Y esto es imprescindible en Cuba. Aquí se ha arraigado una concepción premoderna, pero anclada en la modernidad, que hace brotar la fuente de legitimidad no del ciudadano sino de las autodenominadas vanguardias. Ello ha trabado la modernización de la plaza pública de discusión política. En Cuba esta modernización no llega y seguimos confrontando el problema de la pretensión de esas vanguardias, con su concepto de que una clase de iluminados tiene el deber y el derecho de conducir a la masa por el camino correcto. El despotismo ilustrado en marcha. El dilema de los clérigos (y de la épica) en la sociedad que muy bien describió el pensador francés Julien Benda. Sin embargo, ¿qué derecho le asiste a alguien que haya guerreado o estudiado toda su vida, que haya desarrollado una disciplina cualquiera en una academia cualquiera, prestigiosa si se quiere, para determinar lo que otro ciudadano menos ilustrado o más cobarde ―o ilustrado y valiente de otro modo― debe tener, hacer o decir? Realmente ninguno. Los conocimientos y la capacidad hormonal para matar y morir pueden tener y tienen valor para la sociedad, desde luego, pero no otorgan poder vicario por encima y en representación del resto de los ciudadanos. Esa es la razón por la que la autoridad intelectual y política en sociedades políticamente modernas y formadas por ciudadanos y ciudadanas maduros se alcanza como crítica del poder. Cuando se trata de construir la convivencia, el intelectual y el guerrero son iguales al resto de los ciudadanos. Ni más ni menos.

El día en que sustituyamos el Nosotros, el pueblo ―un error sintáctico que desplaza el poder y la legitimidad hacia arriba― por el Nosotros, los ciudadanos habríamos triunfado como sociedad y nación.

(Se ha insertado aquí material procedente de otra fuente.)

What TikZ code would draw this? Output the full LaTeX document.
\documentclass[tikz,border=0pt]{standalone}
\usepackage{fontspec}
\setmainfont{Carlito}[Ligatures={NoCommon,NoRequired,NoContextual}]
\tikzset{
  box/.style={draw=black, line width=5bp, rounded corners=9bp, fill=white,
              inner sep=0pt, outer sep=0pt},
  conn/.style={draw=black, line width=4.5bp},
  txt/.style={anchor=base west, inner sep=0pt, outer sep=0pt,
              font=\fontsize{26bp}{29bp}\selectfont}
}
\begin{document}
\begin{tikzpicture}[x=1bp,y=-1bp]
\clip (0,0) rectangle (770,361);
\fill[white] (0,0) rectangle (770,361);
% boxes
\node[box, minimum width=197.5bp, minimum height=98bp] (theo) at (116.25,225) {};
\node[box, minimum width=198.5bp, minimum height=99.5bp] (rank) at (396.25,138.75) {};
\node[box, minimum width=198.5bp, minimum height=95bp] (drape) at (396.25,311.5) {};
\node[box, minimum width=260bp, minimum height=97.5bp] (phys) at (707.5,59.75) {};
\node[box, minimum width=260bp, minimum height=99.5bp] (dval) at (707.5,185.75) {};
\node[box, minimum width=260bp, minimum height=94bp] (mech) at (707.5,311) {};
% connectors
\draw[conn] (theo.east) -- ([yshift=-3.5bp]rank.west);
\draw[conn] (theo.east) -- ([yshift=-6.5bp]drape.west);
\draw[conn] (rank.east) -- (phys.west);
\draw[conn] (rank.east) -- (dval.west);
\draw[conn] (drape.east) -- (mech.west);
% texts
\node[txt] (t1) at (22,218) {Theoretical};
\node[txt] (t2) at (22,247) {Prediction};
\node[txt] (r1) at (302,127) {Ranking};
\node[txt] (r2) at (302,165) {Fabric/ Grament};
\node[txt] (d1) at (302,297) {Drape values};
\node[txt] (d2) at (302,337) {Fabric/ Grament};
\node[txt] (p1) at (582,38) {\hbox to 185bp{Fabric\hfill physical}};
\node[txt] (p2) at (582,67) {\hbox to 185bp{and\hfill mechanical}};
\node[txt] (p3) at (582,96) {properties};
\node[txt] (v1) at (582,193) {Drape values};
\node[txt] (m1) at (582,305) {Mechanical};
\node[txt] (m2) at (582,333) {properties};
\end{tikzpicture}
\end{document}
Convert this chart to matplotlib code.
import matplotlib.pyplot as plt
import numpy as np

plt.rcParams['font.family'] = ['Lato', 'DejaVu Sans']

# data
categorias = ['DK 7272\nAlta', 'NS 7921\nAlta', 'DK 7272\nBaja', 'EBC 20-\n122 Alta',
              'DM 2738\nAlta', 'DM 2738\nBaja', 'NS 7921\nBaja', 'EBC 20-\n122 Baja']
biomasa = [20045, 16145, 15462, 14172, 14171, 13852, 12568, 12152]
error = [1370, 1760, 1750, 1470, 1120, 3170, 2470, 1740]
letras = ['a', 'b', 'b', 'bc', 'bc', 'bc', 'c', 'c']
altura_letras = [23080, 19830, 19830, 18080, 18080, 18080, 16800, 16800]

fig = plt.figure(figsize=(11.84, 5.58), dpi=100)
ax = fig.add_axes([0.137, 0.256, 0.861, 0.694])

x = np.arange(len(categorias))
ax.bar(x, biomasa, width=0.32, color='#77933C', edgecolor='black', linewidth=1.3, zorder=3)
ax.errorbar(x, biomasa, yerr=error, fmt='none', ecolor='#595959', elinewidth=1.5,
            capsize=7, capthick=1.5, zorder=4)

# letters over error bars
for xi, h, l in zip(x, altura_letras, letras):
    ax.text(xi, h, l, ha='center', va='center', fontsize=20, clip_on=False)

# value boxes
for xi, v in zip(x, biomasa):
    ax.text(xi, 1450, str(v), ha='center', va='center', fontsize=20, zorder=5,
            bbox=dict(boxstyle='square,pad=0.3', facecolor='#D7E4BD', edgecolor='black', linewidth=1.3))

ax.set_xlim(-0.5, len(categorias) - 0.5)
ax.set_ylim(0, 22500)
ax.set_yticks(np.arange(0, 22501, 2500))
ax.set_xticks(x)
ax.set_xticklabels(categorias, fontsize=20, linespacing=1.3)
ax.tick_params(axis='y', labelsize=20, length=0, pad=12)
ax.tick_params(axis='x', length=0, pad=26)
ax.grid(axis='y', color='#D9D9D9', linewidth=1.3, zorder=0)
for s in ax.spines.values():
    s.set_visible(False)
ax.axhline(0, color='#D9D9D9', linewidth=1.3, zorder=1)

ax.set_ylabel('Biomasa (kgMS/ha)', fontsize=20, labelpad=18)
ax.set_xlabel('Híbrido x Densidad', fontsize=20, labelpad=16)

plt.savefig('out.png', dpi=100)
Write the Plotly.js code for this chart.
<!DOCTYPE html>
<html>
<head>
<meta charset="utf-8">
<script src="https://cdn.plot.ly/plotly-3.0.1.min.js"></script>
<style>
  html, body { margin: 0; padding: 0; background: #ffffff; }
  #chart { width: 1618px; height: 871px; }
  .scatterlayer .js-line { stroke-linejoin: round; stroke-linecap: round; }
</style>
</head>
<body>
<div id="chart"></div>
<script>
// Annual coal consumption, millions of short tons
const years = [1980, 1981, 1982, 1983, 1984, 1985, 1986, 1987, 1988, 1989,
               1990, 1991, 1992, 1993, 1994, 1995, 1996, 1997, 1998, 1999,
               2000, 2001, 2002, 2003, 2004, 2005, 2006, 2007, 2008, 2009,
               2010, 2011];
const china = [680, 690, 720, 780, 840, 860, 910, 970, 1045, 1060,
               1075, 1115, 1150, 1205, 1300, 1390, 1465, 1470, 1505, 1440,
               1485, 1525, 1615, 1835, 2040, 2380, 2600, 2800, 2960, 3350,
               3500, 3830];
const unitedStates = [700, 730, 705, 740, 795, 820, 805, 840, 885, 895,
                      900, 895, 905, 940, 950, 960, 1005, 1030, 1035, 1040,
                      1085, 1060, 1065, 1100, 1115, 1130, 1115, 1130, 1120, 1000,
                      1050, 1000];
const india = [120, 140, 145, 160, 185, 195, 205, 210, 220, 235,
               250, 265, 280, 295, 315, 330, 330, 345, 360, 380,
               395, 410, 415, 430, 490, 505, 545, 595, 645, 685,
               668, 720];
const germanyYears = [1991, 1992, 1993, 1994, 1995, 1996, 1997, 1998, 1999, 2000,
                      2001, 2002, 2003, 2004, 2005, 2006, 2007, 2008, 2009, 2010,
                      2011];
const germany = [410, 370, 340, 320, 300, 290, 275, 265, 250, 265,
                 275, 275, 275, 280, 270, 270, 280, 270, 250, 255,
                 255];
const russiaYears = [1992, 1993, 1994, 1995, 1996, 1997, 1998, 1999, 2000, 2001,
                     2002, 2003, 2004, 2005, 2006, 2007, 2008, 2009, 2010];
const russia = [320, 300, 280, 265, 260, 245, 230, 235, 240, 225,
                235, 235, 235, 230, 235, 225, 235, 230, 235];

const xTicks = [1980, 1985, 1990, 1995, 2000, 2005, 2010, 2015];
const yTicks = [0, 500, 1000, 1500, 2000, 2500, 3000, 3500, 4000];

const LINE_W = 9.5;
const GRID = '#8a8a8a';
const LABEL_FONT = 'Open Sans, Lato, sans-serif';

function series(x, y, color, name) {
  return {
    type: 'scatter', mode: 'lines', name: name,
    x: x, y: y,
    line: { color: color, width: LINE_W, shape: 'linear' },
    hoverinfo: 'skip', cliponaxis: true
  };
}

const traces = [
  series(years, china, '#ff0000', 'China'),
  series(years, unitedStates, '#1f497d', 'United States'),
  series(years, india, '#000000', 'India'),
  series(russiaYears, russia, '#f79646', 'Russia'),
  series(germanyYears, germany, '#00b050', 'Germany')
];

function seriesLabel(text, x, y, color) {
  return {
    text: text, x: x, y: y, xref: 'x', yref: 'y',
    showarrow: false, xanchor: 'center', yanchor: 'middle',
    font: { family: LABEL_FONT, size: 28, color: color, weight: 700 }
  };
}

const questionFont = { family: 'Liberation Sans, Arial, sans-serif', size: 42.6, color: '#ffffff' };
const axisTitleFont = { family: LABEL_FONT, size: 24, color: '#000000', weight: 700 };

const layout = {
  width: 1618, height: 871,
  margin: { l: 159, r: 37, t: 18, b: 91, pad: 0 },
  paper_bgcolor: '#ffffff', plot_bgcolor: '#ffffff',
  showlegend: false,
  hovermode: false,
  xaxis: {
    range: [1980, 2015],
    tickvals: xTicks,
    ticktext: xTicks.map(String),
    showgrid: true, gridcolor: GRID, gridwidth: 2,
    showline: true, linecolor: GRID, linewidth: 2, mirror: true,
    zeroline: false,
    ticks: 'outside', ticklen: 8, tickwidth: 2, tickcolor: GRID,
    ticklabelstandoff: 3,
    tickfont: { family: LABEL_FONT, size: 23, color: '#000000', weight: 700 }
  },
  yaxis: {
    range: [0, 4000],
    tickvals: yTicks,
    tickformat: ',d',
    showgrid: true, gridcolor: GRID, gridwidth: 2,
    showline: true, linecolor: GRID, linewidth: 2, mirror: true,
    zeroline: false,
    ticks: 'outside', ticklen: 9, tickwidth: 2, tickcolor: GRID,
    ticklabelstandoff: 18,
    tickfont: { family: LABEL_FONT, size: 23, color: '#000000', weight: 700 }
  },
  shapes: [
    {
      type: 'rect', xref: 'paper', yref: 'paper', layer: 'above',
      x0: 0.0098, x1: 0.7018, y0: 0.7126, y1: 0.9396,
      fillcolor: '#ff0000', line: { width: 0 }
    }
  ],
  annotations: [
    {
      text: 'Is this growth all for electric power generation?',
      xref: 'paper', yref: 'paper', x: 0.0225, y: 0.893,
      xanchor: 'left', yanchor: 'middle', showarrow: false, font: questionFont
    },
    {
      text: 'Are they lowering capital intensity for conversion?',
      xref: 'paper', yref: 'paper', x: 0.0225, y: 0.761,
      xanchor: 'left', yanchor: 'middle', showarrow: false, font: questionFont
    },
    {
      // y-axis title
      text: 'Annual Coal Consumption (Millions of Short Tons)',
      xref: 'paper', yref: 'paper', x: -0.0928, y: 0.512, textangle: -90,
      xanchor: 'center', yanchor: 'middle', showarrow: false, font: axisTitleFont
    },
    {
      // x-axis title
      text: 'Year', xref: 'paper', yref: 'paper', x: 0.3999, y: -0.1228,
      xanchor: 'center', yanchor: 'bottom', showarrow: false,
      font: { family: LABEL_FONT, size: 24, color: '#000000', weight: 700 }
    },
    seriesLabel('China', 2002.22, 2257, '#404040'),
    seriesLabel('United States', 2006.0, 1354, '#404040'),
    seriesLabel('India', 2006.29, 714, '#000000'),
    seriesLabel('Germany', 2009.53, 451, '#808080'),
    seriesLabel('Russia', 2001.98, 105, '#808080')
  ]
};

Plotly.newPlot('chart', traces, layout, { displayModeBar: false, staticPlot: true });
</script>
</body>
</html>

Esa meta histórica en Cuba hace tanto más necesaria aquella modernización cuanto que la vanidad de los intelectuales y de los guapos es inmensa, precisamente en un país de despotismo ilustrado donde, históricamente, los intelectuales y los hombres de la guerra han sido incapaces de definir un proyecto más o menos satisfactorio de nación. Para empezar, toda su epistemología, la que les marca el saber posible, y sus prácticas de ordeno y mando han estado divorciadas de la planta cultural cubana. De manera que desde este fracaso histórico y cultural se puede erigir la nueva plaza pública de discusión y definición sobre el fundamento más legítimo: el ciudadano en toda su diversidad y pluralidad. El modo de desplazar el poder y la legitimidad hacia abajo.